- DVD cover
- Directed by: Donald Crombie
- Written by: Joan Long
- Based on: Caddie, A Sydney Barmaid by Catherine Edmonds
- Produced by: Anthony Buckley
- Starring: Helen Morse Takis Emmanuel Jack Thompson Jacki Weaver
- Cinematography: Peter James
- Edited by: Tim Wellburn
- Music by: Patrick Flynn
- Production company: Anthony Buckley Productions
- Distributed by: Roadshow Films
- Release date: 1 April 1976;
- Running time: 106 minutes
- Country: Australia
- Language: English
- Budget: A$400,000
- Box office: A$2,847,000 (Australia)

= Caddie (film) =

Caddie is a 1976 Australian biopic drama film directed by Donald Crombie and produced by Anthony Buckley. Released on 1 April 1976, it is representative of the Australian film renaissance which occurred during that decade. Set mainly in Sydney during the 1920s and 1930s, including the Great Depression, it portrays the life of a young middle class woman struggling to raise two children after her marriage breaks up. Based on Caddie, the Story of a Barmaid, a partly fictitious autobiography of Catherine Beatrice "Caddie" Edmonds, it made Helen Morse a local star and earned Jacki Weaver and Melissa Jaffer each an Australian Film Institute Award.

==Plot==
In 1925 Sydney, Caddie leaves her adulterous and brutish husband and takes her two children, Ann and Terry, with her. Forced to work as a barmaid in a pub she struggles to survive. A brief affair with Ted (Jack Thompson) ends badly when his involvement with another woman comes to light, but she falls in love with a Greek immigrant, Peter (Takis Emmanuel). Peter has to return to Greece to face family obligations-he is already married to another woman. Caddie runs out of money and goes to work as a barmaid. Peter sends letters from Greece and Caddie has to evade police as she works for an SP bookie. Peter asks her to come to Athens but she decides to stay.

==Cast==
- Helen Morse as Caddie Marsh
- Takis Emmanuel as Peter
- Jack Thompson as Ted
- Jacki Weaver as Josie
- Melissa Jaffer as Leslie
- Ron Blanchard as Bill
- Drew Forsythe as Sonny
- Kirily Nolan as Esther
- Lynette Curran as Maudie
- June Salter as Mrs Marks
- John Ewart as Paddy Reilly
- John Gaden as Solicitor
- Jane Harders as Vikki
- Phillip Hinton as Jon Marsh
- Mary Mackay as Mater
- Lucky Grills as Pawnbroker
- Robyn Nevin as Black Eye
- Vivienne Garrett
- Joy Hruby as Mrs. Sweeney
- Lorna Lesley as Maudie's friend
- Jan Adele as Daisy
- Sean Hinton as Terry Marsh, aged 10
- Marianne Howard as Anne Marsh, aged 7
- Reg Gorman as Male Drinker
- Liddy Clark as Receptionist
- Les Foxcroft as Mr Norris

==Production==
The original autobiography was published in 1953. The real-life barmaid, Catherine Edmonds, got to know Dymphna Cusack while she was writing Come in Spinner and Cusack helped the book get published.

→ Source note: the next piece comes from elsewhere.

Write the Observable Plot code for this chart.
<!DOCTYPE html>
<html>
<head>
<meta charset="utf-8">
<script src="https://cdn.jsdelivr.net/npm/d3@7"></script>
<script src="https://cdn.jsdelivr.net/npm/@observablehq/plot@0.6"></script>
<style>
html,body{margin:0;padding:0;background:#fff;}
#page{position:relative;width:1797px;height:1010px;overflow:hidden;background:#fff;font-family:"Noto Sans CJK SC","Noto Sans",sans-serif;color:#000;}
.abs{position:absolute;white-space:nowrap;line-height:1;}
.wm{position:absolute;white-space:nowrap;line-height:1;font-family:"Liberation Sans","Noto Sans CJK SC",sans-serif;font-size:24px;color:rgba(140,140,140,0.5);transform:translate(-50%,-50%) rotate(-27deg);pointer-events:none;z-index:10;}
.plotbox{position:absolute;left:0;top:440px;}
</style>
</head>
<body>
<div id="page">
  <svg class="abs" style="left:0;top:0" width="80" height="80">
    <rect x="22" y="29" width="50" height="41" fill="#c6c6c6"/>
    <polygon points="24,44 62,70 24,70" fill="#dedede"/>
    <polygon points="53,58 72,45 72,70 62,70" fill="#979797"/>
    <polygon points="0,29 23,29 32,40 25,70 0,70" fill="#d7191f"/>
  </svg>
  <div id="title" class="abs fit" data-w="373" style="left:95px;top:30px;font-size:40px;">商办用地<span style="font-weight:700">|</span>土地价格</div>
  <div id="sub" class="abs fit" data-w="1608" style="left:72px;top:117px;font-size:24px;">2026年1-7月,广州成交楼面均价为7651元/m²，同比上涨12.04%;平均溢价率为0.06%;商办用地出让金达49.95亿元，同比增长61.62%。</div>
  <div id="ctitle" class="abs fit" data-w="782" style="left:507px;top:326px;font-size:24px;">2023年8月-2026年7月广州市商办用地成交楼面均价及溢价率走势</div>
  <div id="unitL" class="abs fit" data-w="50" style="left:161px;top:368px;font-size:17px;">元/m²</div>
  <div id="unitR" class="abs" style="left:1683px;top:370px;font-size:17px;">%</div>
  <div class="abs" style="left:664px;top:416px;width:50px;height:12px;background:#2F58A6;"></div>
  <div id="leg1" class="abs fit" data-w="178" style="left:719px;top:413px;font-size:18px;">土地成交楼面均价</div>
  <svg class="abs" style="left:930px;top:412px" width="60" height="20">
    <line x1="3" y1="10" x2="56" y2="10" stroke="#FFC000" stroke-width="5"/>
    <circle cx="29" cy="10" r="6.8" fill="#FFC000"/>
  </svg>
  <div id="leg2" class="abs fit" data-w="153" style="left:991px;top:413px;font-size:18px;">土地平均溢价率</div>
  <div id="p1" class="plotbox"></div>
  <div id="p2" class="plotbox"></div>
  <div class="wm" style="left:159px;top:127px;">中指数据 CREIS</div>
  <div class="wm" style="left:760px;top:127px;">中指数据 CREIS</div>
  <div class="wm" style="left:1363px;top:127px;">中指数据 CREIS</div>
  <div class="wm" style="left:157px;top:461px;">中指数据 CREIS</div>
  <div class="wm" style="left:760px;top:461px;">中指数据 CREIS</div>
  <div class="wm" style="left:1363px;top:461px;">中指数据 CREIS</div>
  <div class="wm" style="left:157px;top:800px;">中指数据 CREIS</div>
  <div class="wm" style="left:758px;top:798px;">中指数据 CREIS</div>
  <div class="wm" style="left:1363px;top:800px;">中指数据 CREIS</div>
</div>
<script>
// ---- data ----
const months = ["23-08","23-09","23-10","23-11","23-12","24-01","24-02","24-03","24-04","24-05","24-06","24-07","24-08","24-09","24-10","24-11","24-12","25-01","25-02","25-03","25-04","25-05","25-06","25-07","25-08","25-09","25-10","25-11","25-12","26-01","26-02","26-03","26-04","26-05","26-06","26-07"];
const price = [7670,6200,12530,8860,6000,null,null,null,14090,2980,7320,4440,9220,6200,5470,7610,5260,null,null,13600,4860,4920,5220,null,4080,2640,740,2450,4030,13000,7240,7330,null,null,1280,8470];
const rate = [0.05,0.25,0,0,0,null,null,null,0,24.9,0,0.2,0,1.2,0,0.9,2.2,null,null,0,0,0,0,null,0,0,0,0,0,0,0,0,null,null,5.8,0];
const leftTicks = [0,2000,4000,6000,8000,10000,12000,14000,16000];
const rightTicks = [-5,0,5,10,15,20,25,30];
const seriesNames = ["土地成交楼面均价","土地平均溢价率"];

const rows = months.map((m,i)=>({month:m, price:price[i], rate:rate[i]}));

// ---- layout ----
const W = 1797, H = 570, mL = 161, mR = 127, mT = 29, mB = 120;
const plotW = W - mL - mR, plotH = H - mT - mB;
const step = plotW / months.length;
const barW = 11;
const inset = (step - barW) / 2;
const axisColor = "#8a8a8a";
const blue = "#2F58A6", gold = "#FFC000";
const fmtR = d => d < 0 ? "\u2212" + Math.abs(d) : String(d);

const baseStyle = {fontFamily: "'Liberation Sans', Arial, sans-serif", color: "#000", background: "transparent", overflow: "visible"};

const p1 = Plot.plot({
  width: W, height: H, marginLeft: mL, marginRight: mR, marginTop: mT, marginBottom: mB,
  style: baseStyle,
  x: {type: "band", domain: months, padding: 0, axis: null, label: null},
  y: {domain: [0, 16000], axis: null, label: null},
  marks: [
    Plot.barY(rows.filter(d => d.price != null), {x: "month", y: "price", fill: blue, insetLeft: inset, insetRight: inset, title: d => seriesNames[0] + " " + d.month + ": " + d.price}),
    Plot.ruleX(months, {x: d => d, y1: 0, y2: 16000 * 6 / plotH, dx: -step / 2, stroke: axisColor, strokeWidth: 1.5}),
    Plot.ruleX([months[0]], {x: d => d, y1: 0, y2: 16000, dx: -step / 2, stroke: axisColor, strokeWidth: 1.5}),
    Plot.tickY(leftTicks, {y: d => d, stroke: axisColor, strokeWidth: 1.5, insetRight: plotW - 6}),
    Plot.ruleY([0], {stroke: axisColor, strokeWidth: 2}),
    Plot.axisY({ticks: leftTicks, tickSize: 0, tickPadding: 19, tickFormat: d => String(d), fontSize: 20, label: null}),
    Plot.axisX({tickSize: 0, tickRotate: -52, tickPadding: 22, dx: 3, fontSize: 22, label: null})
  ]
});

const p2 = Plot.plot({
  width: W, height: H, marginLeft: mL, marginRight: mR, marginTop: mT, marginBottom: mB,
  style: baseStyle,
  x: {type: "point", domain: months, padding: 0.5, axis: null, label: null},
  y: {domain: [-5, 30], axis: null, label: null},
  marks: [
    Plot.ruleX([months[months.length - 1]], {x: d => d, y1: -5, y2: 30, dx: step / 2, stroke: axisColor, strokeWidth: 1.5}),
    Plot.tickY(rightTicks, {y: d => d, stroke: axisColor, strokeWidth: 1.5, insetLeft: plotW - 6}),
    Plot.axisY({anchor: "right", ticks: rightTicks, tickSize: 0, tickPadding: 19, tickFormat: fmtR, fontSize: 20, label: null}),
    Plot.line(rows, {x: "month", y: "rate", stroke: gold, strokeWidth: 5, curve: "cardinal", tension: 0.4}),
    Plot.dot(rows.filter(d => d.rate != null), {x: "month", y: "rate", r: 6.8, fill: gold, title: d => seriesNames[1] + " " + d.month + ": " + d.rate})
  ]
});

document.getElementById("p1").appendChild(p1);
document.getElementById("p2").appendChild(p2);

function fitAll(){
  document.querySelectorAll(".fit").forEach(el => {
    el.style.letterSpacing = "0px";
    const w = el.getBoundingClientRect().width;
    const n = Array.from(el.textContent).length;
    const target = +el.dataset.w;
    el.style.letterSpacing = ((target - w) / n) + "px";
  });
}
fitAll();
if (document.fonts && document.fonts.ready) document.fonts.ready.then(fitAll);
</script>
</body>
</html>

The budget was raised from the Australian Film Development Corporation, the Australian Women's Weekly, the Nine Network, the Secretariat for International Woman's Year, and Roadshow. Shooting began in late 1975. The film was made at the height of fame of Jack Thompson.

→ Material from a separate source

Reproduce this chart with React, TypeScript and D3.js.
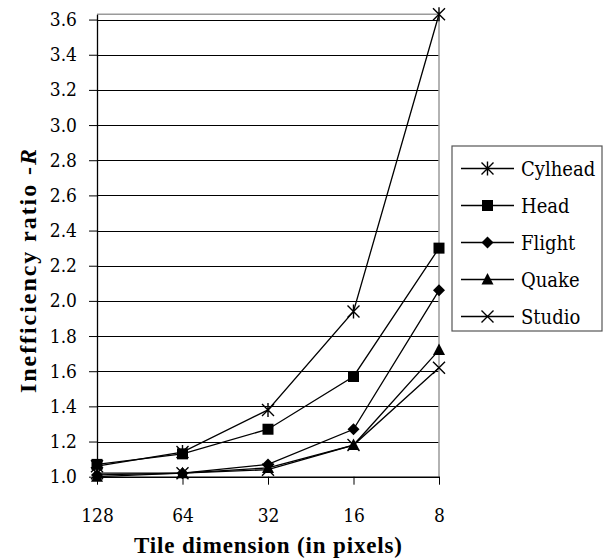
import { useEffect, useRef } from "react";
import * as d3 from "d3";

// tile sizes, read left to right
const tileSizes = ["128", "64", "32", "16", "8"];

// inefficiency ratio per dataset
const cylhead = [1.06, 1.14, 1.38, 1.94, 3.63];
const head = [1.07, 1.13, 1.27, 1.57, 2.3];
const flight = [1.01, 1.02, 1.07, 1.27, 2.06];
const quake = [1.0, 1.02, 1.05, 1.18, 1.72];
const studio = [1.02, 1.02, 1.04, 1.18, 1.62];

const seriesNames = ["Cylhead", "Head", "Flight", "Quake", "Studio"];
const yTicks = [1.0, 1.2, 1.4, 1.6, 1.8, 2.0, 2.2, 2.4, 2.6, 2.8, 3.0, 3.2, 3.4, 3.6];

// regular serif only resolves to DejaVu Serif here, bold Liberation Serif works
const SERIF = "DejaVu Serif";
const SERIF_BOLD = "Liberation Serif";

type MarkerKind = "asterisk" | "square" | "diamond" | "triangle" | "cross";
const markerKinds: MarkerKind[] = ["asterisk", "square", "diamond", "triangle", "cross"];

// draws one marker centred on (cx, cy)
function drawMarker(g: d3.Selection<SVGGElement, unknown, null, undefined>, kind: MarkerKind, cx: number, cy: number) {
    const m = g.append("g").attr("transform", `translate(${cx},${cy})`);
    if (kind === "asterisk") {
        m.append("path").attr("d", "M-6,-6L6,6M-6,6L6,-6M0,-7L0,7")
            .attr("stroke", "#000").attr("stroke-width", 1.4).attr("fill", "none");
    } else if (kind === "square") {
        m.append("rect").attr("x", -5.5).attr("y", -5.5).attr("width", 11).attr("height", 11).attr("fill", "#000");
    } else if (kind === "diamond") {
        m.append("path").attr("d", "M0,-6L6,0L0,6L-6,0Z").attr("fill", "#000");
    } else if (kind === "triangle") {
        m.append("path").attr("d", "M0,-6.5L6,5L-6,5Z").attr("fill", "#000");
    } else {
        m.append("path").attr("d", "M-6,-6L6,6M-6,6L6,-6")
            .attr("stroke", "#000").attr("stroke-width", 1.4).attr("fill", "none");
    }
}

export default function App() {
    const svgRef = useRef<SVGSVGElement | null>(null);

    useEffect(() => {
        const width = 612;
        const height = 560;
        const plotLeft = 97;
        const plotRight = 439;
        const plotTop = 14.3;
        const plotBottom = 476.7;

        const allSeries = [cylhead, head, flight, quake, studio];

        const x = d3.scalePoint<string>()
            .domain(tileSizes)
            .range([plotLeft, plotRight]);

        const y = d3.scaleLinear()
            .domain([1.0, 3.63])
            .range([plotBottom, plotTop]);

        const svg = d3.select(svgRef.current)
            .attr("width", width)
            .attr("height", height)
            .attr("viewBox", [0, 0, width, height].join(" "));
        svg.selectAll("*").remove();

        svg.append("rect").attr("width", width).attr("height", height).attr("fill", "#fff");

        // horizontal grid lines
        svg.append("g")
            .selectAll("line")
            .data(yTicks)
            .join("line")
            .attr("x1", plotLeft)
            .attr("x2", plotRight)
            .attr("y1", d => Math.round(y(d)) + 0.5)
            .attr("y2", d => Math.round(y(d)) + 0.5)
            .attr("stroke", "#000")
            .attr("stroke-width", 1);

        // grey plot frame (top and right)
        svg.append("path")
            .attr("d", `M${plotLeft},${plotTop}H${plotRight}V${plotBottom}`)
            .attr("fill", "none")
            .attr("stroke", "#9a9a9a")
            .attr("stroke-width", 1.5);

        // y axis
        svg.append("g")
            .attr("transform", `translate(${plotLeft},0)`)
            .call(d3.axisLeft(y).tickValues(yTicks).tickFormat(d3.format(".1f")).tickSize(8).tickPadding(12).tickSizeOuter(0))
            .call(g => g.select(".domain").attr("stroke", "#000").attr("stroke-width", 1.3))
            .call(g => g.selectAll(".tick line").attr("stroke", "#000"))
            .call(g => g.selectAll(".tick text")
                .attr("font-family", SERIF)
                .attr("font-stretch", "condensed")
                .attr("font-size", 19)
                .attr("fill", "#000"));

        // x axis
        svg.append("g")
            .attr("transform", `translate(0,${plotBottom})`)
            .call(d3.axisBottom(x).tickSize(8).tickPadding(24).tickSizeOuter(0))
            .call(g => g.select(".domain").attr("stroke", "#000").attr("stroke-width", 1.3))
            .call(g => g.selectAll(".tick line").attr("stroke", "#000"))
            .call(g => g.selectAll(".tick text")
                .attr("font-family", SERIF)
                .attr("font-stretch", "condensed")
                .attr("font-size", 19)
                .attr("fill", "#000"));

        // axis titles
        svg.append("text")
            .attr("x", (plotLeft + plotRight) / 2)
            .attr("y", 553)
            .attr("text-anchor", "middle")
            .attr("font-family", SERIF_BOLD)
            .attr("font-size", 23)
            .attr("font-weight", "bold")
            .attr("textLength", 268)
            .attr("lengthAdjust", "spacing")
            .text("Tile dimension (in pixels)");

        const yTitle = svg.append("text")
            .attr("transform", `translate(36,271) rotate(-90)`)
            .attr("text-anchor", "middle")
            .attr("font-family", SERIF_BOLD)
            .attr("font-size", 24)
            .attr("font-weight", "bold")
            .attr("textLength", 244)
            .attr("lengthAdjust", "spacing");
        yTitle.append("tspan").text("Inefficiency ratio -");
        yTitle.append("tspan").attr("font-style", "italic").text("R");

        // series lines and markers
        const line = d3.line<number>()
            .x((_, i) => x(tileSizes[i]) as number)
            .y(d => y(d));

        const marks = svg.append("g");
        allSeries.forEach(values => {
            marks.append("path")
                .attr("d", line(values))
                .attr("fill", "none")
                .attr("stroke", "#000")
                .attr("stroke-width", 1.3);
        });
        allSeries.forEach((values, si) => {
            values.forEach((v, i) => drawMarker(marks, markerKinds[si], x(tileSizes[i]) as number, y(v)));
        });

        // legend
        const legend = svg.append("g");
        legend.append("rect")
            .attr("x", 452)
            .attr("y", 146)
            .attr("width", 150)
            .attr("height", 185)
            .attr("fill", "#fff")
            .attr("stroke", "#555")
            .attr("stroke-width", 1.2);
        seriesNames.forEach((name, i) => {
            const cy = 168.5 + i * 37;
            legend.append("line")
                .attr("x1", 461).attr("x2", 514)
                .attr("y1", cy).attr("y2", cy)
                .attr("stroke", "#000").attr("stroke-width", 1.3);
            drawMarker(legend, markerKinds[i], 487.5, cy);
            legend.append("text")
                .attr("x", 521)
                .attr("y", cy + 7)
                .attr("font-family", SERIF)
                .attr("font-stretch", "condensed")
                .attr("font-size", 20)
                .text(name);
        });
    }, []);

    return (
        <svg ref={svgRef} style={{ position: "absolute", left: 0, top: 0, display: "block" }} />
    );
}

Parts of the movie were filmed in and around Balmain with a number of scenes at the Kent Hotel (which later became Caddies Restaurant) and the Sir William Wallace Hotel. Other scenes were filmed in Cameron Street, Edgecliff. Studio shots were taken at the Cinesound Studios in Rozelle. The writer and producer had both made films about early Australian cinema and were able to draw on this knowledge to help recreate Depression-era Sydney.

The motion picture soundtrack by Patrick Flynn was produced for release on CD by Philip Powers from the original analog tapes by 1M1 Records.

==Awards==
Helen Morse's performance was awarded with the Australian Film Institute's Best Actress award in 1976.

Other AFI wins went for Best Actor in a Supporting Role (Drew Forsythe) and Best Actress in a Supporting Role (Melissa Jaffer and Jacki Weaver).

Australian Cinematographers Society awarded Peter James the Cinematographer of the Year award in 1977.

San Sebastián International Film Festival gave the Best Actress award to Helen Morse and the Special Prize of the Jury to Donald Crombie.